Frequently Asked Questions

Is there a best strategy for Big Bass Crash?
There's no strategy that beats the house edge. What you can do is manage your bankroll sensibly — set a budget, pick a stake size that gives you enough rounds to ride out variance, and decide your stop-loss and stop-win before you start. That's as close to a 'best approach' as the game allows.
Does cashing out early guarantee profit?
No. Cashing out at 1.2x means you win more often, but the game still crashes before that point on many rounds. No cash-out level removes the house edge or guarantees you'll finish a session in profit.
Should I increase stakes after losses?
This is the Martingale approach, and it carries serious risk. Doubling your stake after each loss sounds like a recovery system, but a run of five or six consecutive losses — which happens regularly in crash games — escalates your stake very fast. A R10 starting bet becomes R320 by round six. It can wipe out a session budget quickly.
Is flat staking better than progressive?
For most players, yes. Flat staking is predictable, easy to track, and doesn't expose you to runaway stake escalation. You know exactly how many rounds your budget covers, and you won't find yourself betting R160 on a single round to chase back earlier losses.

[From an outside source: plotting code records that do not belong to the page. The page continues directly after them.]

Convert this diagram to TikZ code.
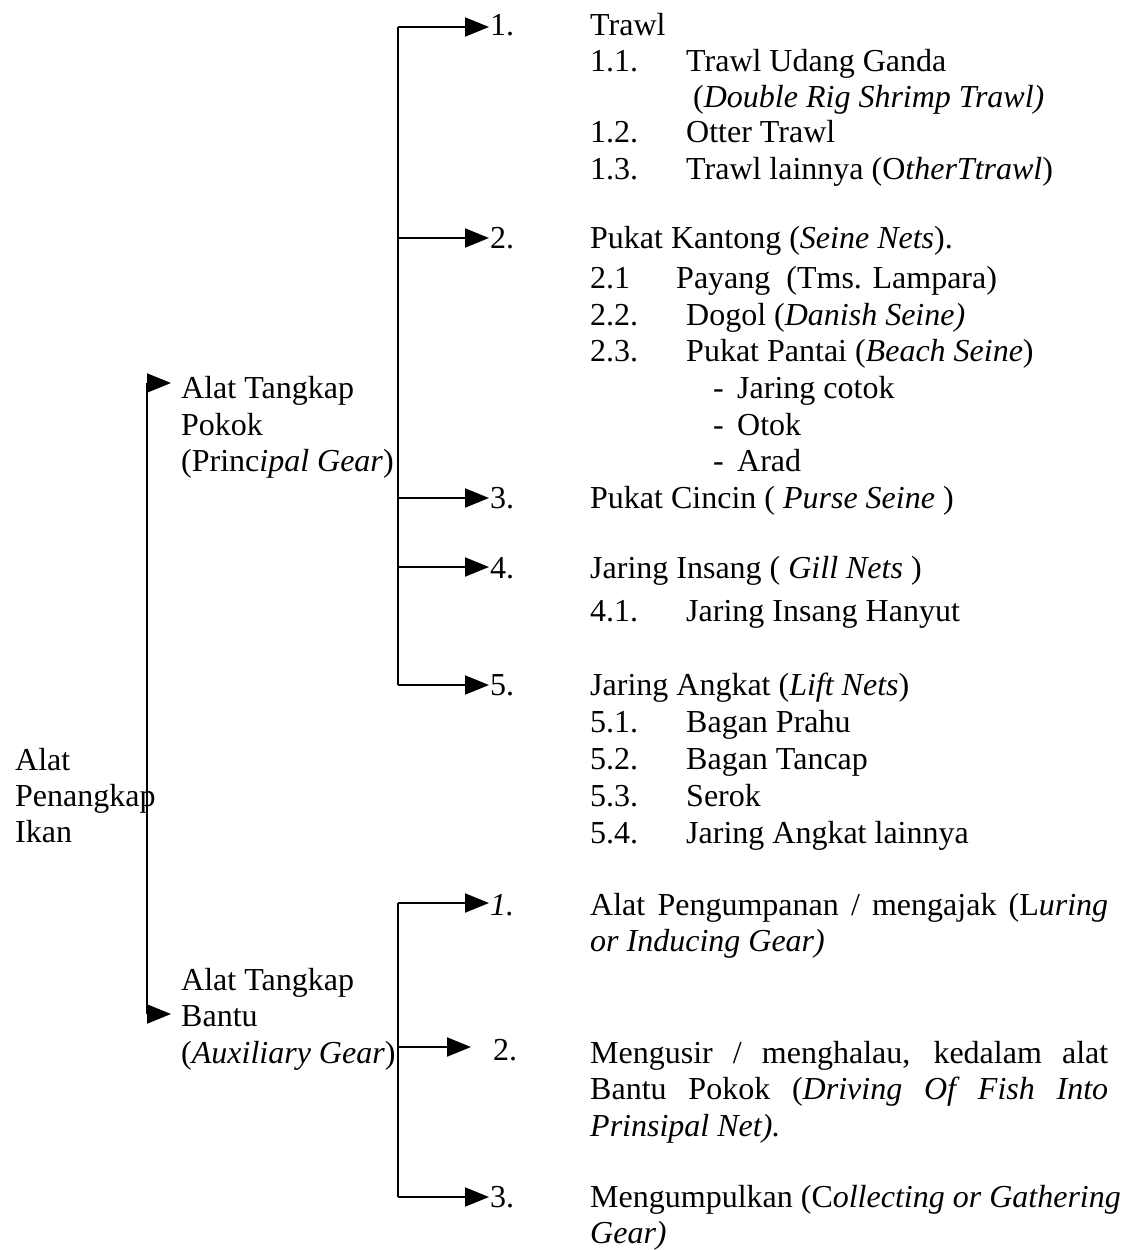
\documentclass[tikz,border=0pt]{standalone}
\usepackage{fontspec}
\setmainfont{Liberation Serif}
\usetikzlibrary{arrows.meta,positioning}
\tikzset{>={Triangle[length=24pt,width=19pt]}}
\tikzset{
  txt/.style={anchor=base west, inner sep=0pt, font=\fontsize{32}{36}\selectfont},
  link/.style={->, line width=2pt, shorten >=1pt},
  spine/.style={line width=2pt},
}

\begin{document}
\begin{tikzpicture}[x=1pt,y=-1pt]
    \useasboundingbox (0,0) rectangle (1129,1250);
    % root and the two main groups
    \node[txt] (rootA) at (15,770) {Alat};
    \node[txt] (rootB) at (15,806) {Penangkap};
    \node[txt] (rootC) at (15,842) {Ikan};
    \node[txt] (pokA) at (181,398) {Alat Tangkap};
    \node[txt] (pokB) at (181,435) {Pokok};
    \node[txt] (pokC) at (181,471) {(Princ\textit{ipal Gear})};
    \node[txt] (banA) at (181,990) {Alat Tangkap};
    \node[txt] (banB) at (181,1026) {Bantu};
    \node[txt] (banC) at (181,1063) {(\textit{Auxiliary Gear})};
    % spines
    \coordinate (rootT) at (147,383);
    \coordinate (rootD) at (147,1014);
    \coordinate (pokT) at (398,27);
    \coordinate (pokD) at (398,685);
    \coordinate (banT) at (398,903);
    \coordinate (banD) at (398,1197);
    \draw[spine] (rootT) -- (rootD);
    \draw[spine] (pokT) -- (pokD);
    \draw[spine] (banT) -- (banD);
    \draw[link, shorten >=10pt] (rootT) -- (rootT -| pokA.west);
    \draw[link, shorten >=10pt] (rootD) -- (rootD -| banA.west);

    % principal gear items
    \node[txt] (p1) at (490,35) {1.};
    \node[txt] (p2) at (490,248) {2.};
    \node[txt] (p3) at (490,508) {3.};
    \node[txt] (p4) at (490,578) {4.};
    \node[txt] (p5) at (490,695) {5.};
    \foreach \i/\y in {1/27,2/238,3/498,4/567,5/685}
        \draw[link] (398,\y) coordinate (pj\i) -- (pj\i -| p\i.west);

    \node[txt] (t1) at (590,35) {Trawl};
    \node[txt] (t11n) at (590,71) {1.1.};
    \node[txt] (t11) at (686,71) {Trawl Udang Ganda};
    \node[txt] (t11e) at (693,107) {(\textit{Double Rig Shrimp Trawl)}};
    \node[txt] (t12n) at (590,142) {1.2.};
    \node[txt] (t12) at (686,142) {Otter Trawl};
    \node[txt] (t13n) at (590,179) {1.3.};
    \node[txt] (t13) at (686,179) {Trawl lainnya (O\textit{therTtrawl})};

    \node[txt] (t2) at (590,248) {Pukat Kantong (\textit{Seine Nets}).};
    \node[txt] (t21n) at (590,288) {2.1};
    \node[txt] (t21) at (676,288) {Payang\ \ (Tms. Lampara)};
    \node[txt] (t22n) at (590,325) {2.2.};
    \node[txt] (t22) at (686,325) {Dogol (\textit{Danish Seine)}};
    \node[txt] (t23n) at (590,361) {2.3.};
    \node[txt] (t23) at (686,361) {Pukat Pantai (\textit{Beach Seine})};
    \foreach \j/\t/\y in {a/Jaring cotok/398,b/Otok/435,c/Arad/471} {
        \node[txt] (d\j) at (713,\y) {-};
        \node[txt] (t23\j) at (737,\y) {\t};
    }

    \node[txt] (t3) at (590,508) {Pukat Cincin ( \textit{Purse Seine} )};
    \node[txt] (t4) at (590,578) {Jaring Insang ( \textit{Gill Nets} )};
    \node[txt] (t41n) at (590,621) {4.1.};
    \node[txt] (t41) at (686,621) {Jaring Insang Hanyut};

    \node[txt] (t5) at (590,695) {Jaring Angkat (\textit{Lift Nets})};
    \foreach \k/\t/\y in {1/Bagan Prahu/732,2/Bagan Tancap/769,3/Serok/806,4/Jaring Angkat lainnya/843} {
        \node[txt] (t5\k n) at (590,\y) {5.\k.};
        \node[txt] (t5\k) at (686,\y) {\t};
    }

    % auxiliary gear items
    \node[txt] (b1) at (490,915) {\textit{1.}};
    \node[txt] (b2) at (493,1060) {2.};
    \node[txt] (b3) at (490,1207) {3.};
    \draw[link] (banT) -- (banT -| b1.west);
    \draw[link, shorten >=22pt] (398,1047) coordinate (bj2) -- (bj2 -| b2.west);
    \draw[link] (banD) -- (banD -| b3.west);

    \node[txt] (u1a) at (590,915) {\makebox[518pt][s]{Alat Pengumpanan / mengajak (L\textit{uring}}};
    \node[txt] (u1b) at (590,951) {\textit{or Inducing Gear)}};
    \node[txt] (u2a) at (590,1063) {\makebox[518pt][s]{Mengusir / menghalau, kedalam alat}};
    \node[txt] (u2b) at (590,1099) {\makebox[518pt][s]{Bantu Pokok (\textit{Driving Of Fish Into}}};
    \node[txt] (u2c) at (590,1136) {\textit{Prinsipal Net).}};
    \node[txt] (u3a) at (590,1207) {Mengumpulkan (C\textit{ollecting or Gathering}};
    \node[txt] (u3b) at (590,1243) {\textit{Gear)}};
\end{tikzpicture}
\end{document}
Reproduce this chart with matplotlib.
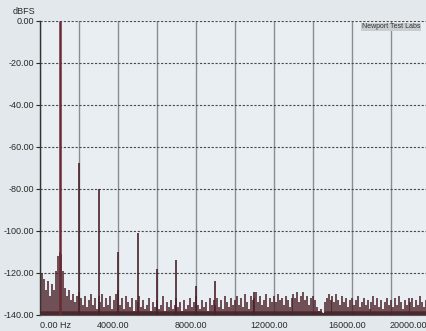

What matters more than a system?
Your session limits. Deciding your budget, stop-loss, and stop-win before you play does more for your bankroll than any cash-out system. A player with clear limits and no system will typically fare better than a player with a complex system and no limits.
How many rounds can I play with R200?
That depends on your stake size. At R10 per round, you have 20 rounds in the absolute worst case (every round a loss). In a realistic session with some wins, your budget will stretch further. At R5 per round, you have at least 40 rounds of runway. Smaller stakes give you more time in the game.
Can strategy pages promise better returns?
No, and you should be cautious of any page that does. RTP is a long-run theoretical measure across millions of rounds — it's not a session guarantee. No strategy page, video, or guide can promise you'll profit. Anyone claiming otherwise is misleading you.